La cuestión lingüística es una de sus variantes más
habituales. La semana pasada Carolina Punset, portavoz de Ciudadanos en las
Cortes Valencianas, sorprendía a todos con la frase: “con la inmersión
lingüística volvemos a la aldea”. Una sentencia totalmente desafortunada, por
la forma y por el fondo. Sin embargo, planteaba una cuestión importante. Decía
que en el 90% de los colegios públicos en Castellón se educaba íntegramente en
valenciano, dejando al castellano como mera asignatura optativa. Lo citaba ante
el temor de que el nuevo gobierno valenciano extienda esta política a toda la
Comunidad. En Cataluña la situación es incluso más generalizada. Esto no es
serio. Nadie duda de que el valenciano deba estar presente en las escuelas,
enseñarse y hablarse, pero de una manera proporcional con el castellano e
incluso el inglés. En un mundo ya tan globalizado es un grave error centrarse solamente
en una de ellas y discriminar las otras dos. Y no vale lo de que el castellano
ya se aprende viendo la televisión, yendo al cine, escuchando música o
navegando por internet. La educación, en las escuelas. Garantizar la enseñanza
de los tres idiomas por igual es dotar a los jóvenes de unas mejores
condiciones para su futuro. Y es que así es como deberíamos ver las lenguas,
como simples herramientas en nuestras vidas. Este blog intenta ser un reflejo
de ello. Yo en el día a día uso el valenciano la inmensa mayoría del tiempo,
con familia y amigos, pero aquí escribo en castellano simplemente porque mis
reflexiones le llegarán a mucha más gente. Pero ojo, no nos confundamos. Las
lamentables palabras de Punset apuntan al valenciano como “una lengua de
segunda”, para entendernos, y evidentemente tampoco es eso. Se pasó tres
pueblos (o aldeas), esa es la verdad.
Las banderas y los himnos nacionales son quizás los
otros elementos más característicos. Unos días antes, Pedro Sánchez celebraba su
nombramiento como candidato del PSOE a las generales posando frente una inmensa
bandera española. Horas después lo justificaba diciendo que “es la bandera con
la que he crecido y por la que ha luchado la generación de mis padres”. ¿De
verdad sus progenitores lucharon por ese trozo de tela o por sacar adelante sus
vidas y la de sus hijos de la mejor forma posible? Seamos serios. Igual de
incomprensibles son los verdaderos enfrentamientos que se generan en muchas
localidades por la exhibición de unas u otras banderas en los ayuntamientos, me
da igual de qué signo. Centrar el debate en cosas tan abstractas e inútiles
significa descuidar otras problemáticas mucho más importantes. Con los himnos,
más de lo mismo. Menudo el revuelo que se produjo hace ahora justo un mes con
la pitada al himno español en la previa de la final de Copa en el Camp Nou
entre Barça i Athletic. Horas y horas de televisión y multitud de artículos
hablando sobre aquello; de si se trataba de libertad de opinión o una ofensa,
de si los pitos iban dirigidos al Gobierno, al Rey o a todos los españoles, de
si se debía sancionar a los clubes…etc. Incluso el presidente Rajoy salió al
paso para condenarlo, aprovechando así para desviar la atención de las miserias
de su gobierno. Yo la verdad no consigo meterme en la cabeza de los que pitaron
y adivinar sus intenciones… y tampoco me importa. Aquel día enchufé la tele
para disfrutar de un partido de fútbol y eso es lo que hice.

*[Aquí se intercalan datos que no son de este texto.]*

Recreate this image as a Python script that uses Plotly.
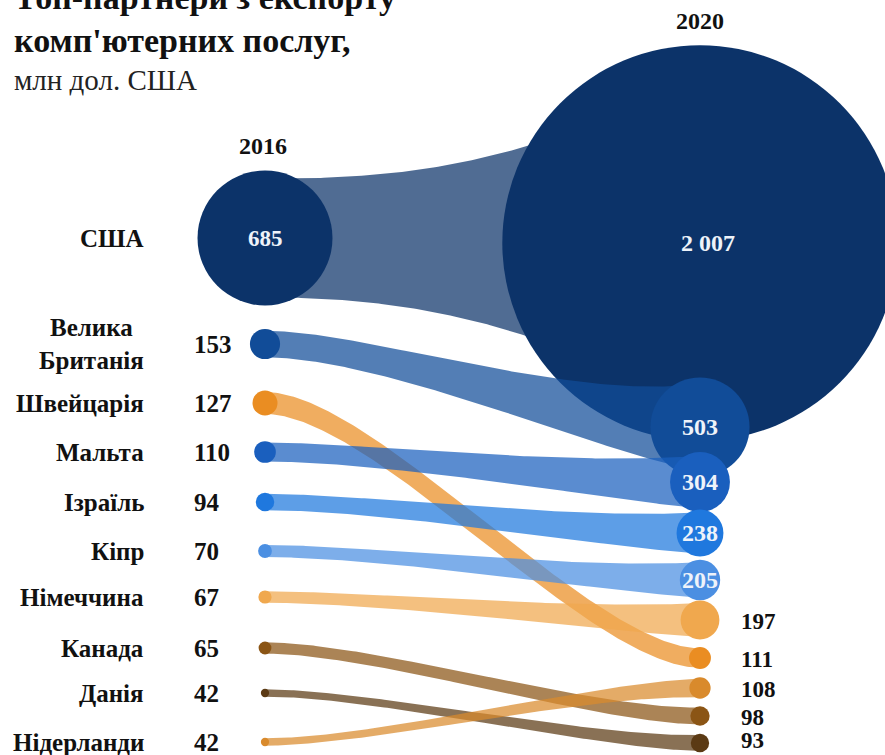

El verdadero fondo de todo esto es la excesiva importancia que se le da
a los denominados “símbolos identitarios”. Un sentimiento desproporcionado que
lleva a unos a desear nada menos que su independencia del Estado español (con
los enormes perjuicios que esto les traería) y a otros a “españolizar a los
niños catalanes”, como decía el exministro Wert (retrocediendo de golpe 50 años
en la Historia). Mejor nos iría a todos, unos y otros, si consideráramos las
lenguas como lo que son, meros instrumentos para facilitar la comunicación.
Mejor nos iría si viéramos las banderas como unos simples trozos de tela y los
himnos como simples composiciones musicales, nada más, con el añadido de que ambos
han ido cambiando a lo largo de la Historia (lo que nos da una idea de su
transcendencia). En definitiva, mejor nos iría si rebajáramos la tensión de esa
“cuestión nacional”, la redujéramos casi al absurdo, y centráramos nuestra
atención en modelos productivos, desigualdades sociales o garantías de
libertades en lugar de hacerlo en banderas, pitos y aldeas.